PARTICIPATING COMPANIES               ADOPTION DATE         TERMINATION DATE
- -----------------------               -------------         ----------------
Pioneer-Standard Electronics, Inc.    April 27, 1999
Pioneer-Standard of Maryland, Inc.    April 27, 1999
Pioneer-Standard Illinois, Inc.       April 27, 1999
Pioneer-Standard Minnesota, Inc.      April 27, 1999
Pioneer-Standard Electronics, Ltd.    April 27, 1999
Dickens Data Systems, Inc.            April 27, 1999

            14.2. DESIGNATION OF PARTICIPATING COMPANIES. An Affiliated Company
may become a Participating Company under this Plan at any time. Such an
Affiliated Company, if organized under the laws of the United States of America
or any State, shall become a Participating Company, without the need for
amendment hereof, upon attaining such Affiliated Company status unless otherwise
provided by the Compensation Committee. Alternatively, such an Affiliated
Company may become a Participating Company by an amendment to Section 14.1
hereof which specifies the name of the Affiliated Company, its Adoption Date and
other pertinent information.


            14.3. ADOPTION OF SUPPLEMENTS. The Company may determine that
special provisions shall be applicable to some or all of the Senior Executives
of a Participating Company, either in addition to or in lieu of certain
provisions of this Plan. In such event, the Company shall adopt a Supplement
with respect to the Participating Company which employs such individuals which
Supplement shall specify by name or otherwise the Senior Executives of the
Participating Company covered thereby and the special provisions applicable to
such Senior



                                      14-1
   43

Executives. Any Supplement shall be deemed to be a part of this Plan solely with
respect to the Senior Executives specified therein.

            14.4. AMENDMENT OF SUPPLEMENTS. The Company, from time to time, may
amend, modify or terminate any Supplement; provided, however, that no such
action shall operate so as to deprive any Senior Executive who was covered by
such Supplement of any vested rights to which he is entitled under this Plan or
the Supplement.

            14.5. TERMINATION OF PARTICIPATION OF PARTICIPATING COMPANY. A
Participating Company whose status as an Affiliated Company terminates shall no
longer be deemed a Participating Company as of the date of the termination of
such Affiliated Company status.
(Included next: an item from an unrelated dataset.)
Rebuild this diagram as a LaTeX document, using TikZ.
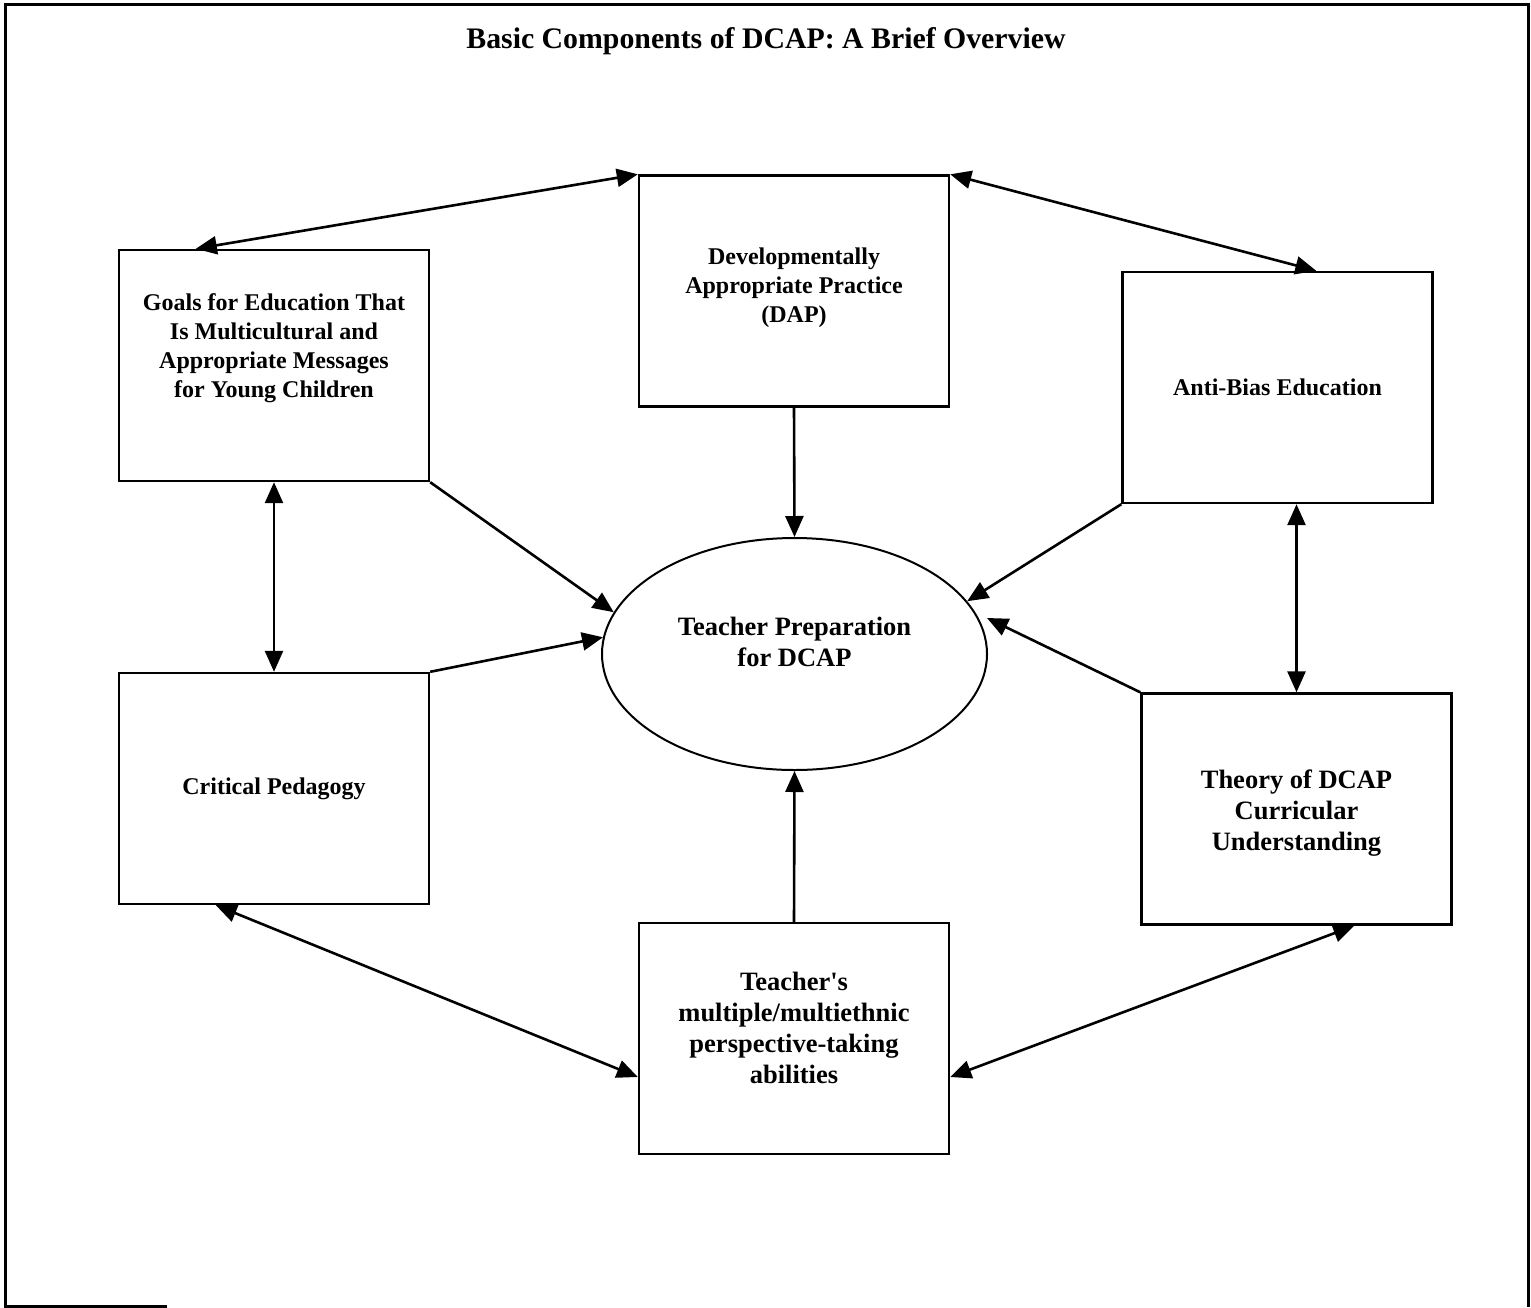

Alternatively, the Company may terminate this
Plan with respect to Participants employed by any Participating Company by an
amendment to Section 14.1 hereof which specifies the name of the Participating
Company, and its Termination Date, and other pertinent information. Distribution
of the benefits of Participants employed by said Participating Company shall
thereupon be made in the manner provided in Article 13 hereof.

            14.6. DELEGATION OF AUTHORITY. The Company is hereby fully empowered
to act on behalf of itself and the other Participating Companies as it may deem
appropriate in maintaining the Plan. Without limiting the generality of the
foregoing, such actions include obtaining and retaining relevant tax advantages
for the Plan. Furthermore, the adoption by the Company of any amendment to the
Plan or the termination thereof, will constitute and represent, without any
further action on the part of any Participating Company, the approval, adoption,
ratification or confirmation by each Participating Company of any such amendment
or termination. In addition, the appointment of or removal by the Company of any
member of the Appeals Committee, any Administrator or other person under the
Plan shall constitute and


                                      14-2
   44

represent, without any further action on the part of any Participating Company,
the appointment or removal by each Participating Company of such person.


            14.7. AMENDMENT RESTRICTIONS AND PROCEDURES. Amendments authorized
by this Article 14, including those adding or removing a Participating Company,
shall be subject to the provisions of Article 13 hereof dealing with amendment
and termination of the Plan, as applicable.




                                      14-3
   45



                                   ARTICLE 15

                            MISCELLANEOUS PROVISIONS
                            ------------------------

            15.1. NON-ALIENATION. No benefits under this Plan shall be subject
in any manner to be anticipated, alienated, sold, transferred, assigned,
pledged, encumbered, attached, garnished or charged in any manner (either at law
or in equity), and any attempt to so anticipate, alienate, sell, transfer,
assign, pledge, encumber, attach, garnish or charge the same shall be void; nor
shall any such benefits in any manner be liable for or subject to the debts,
contracts, liabilities, engagements or torts of the person entitled to such
benefits as are herein provided for her or him.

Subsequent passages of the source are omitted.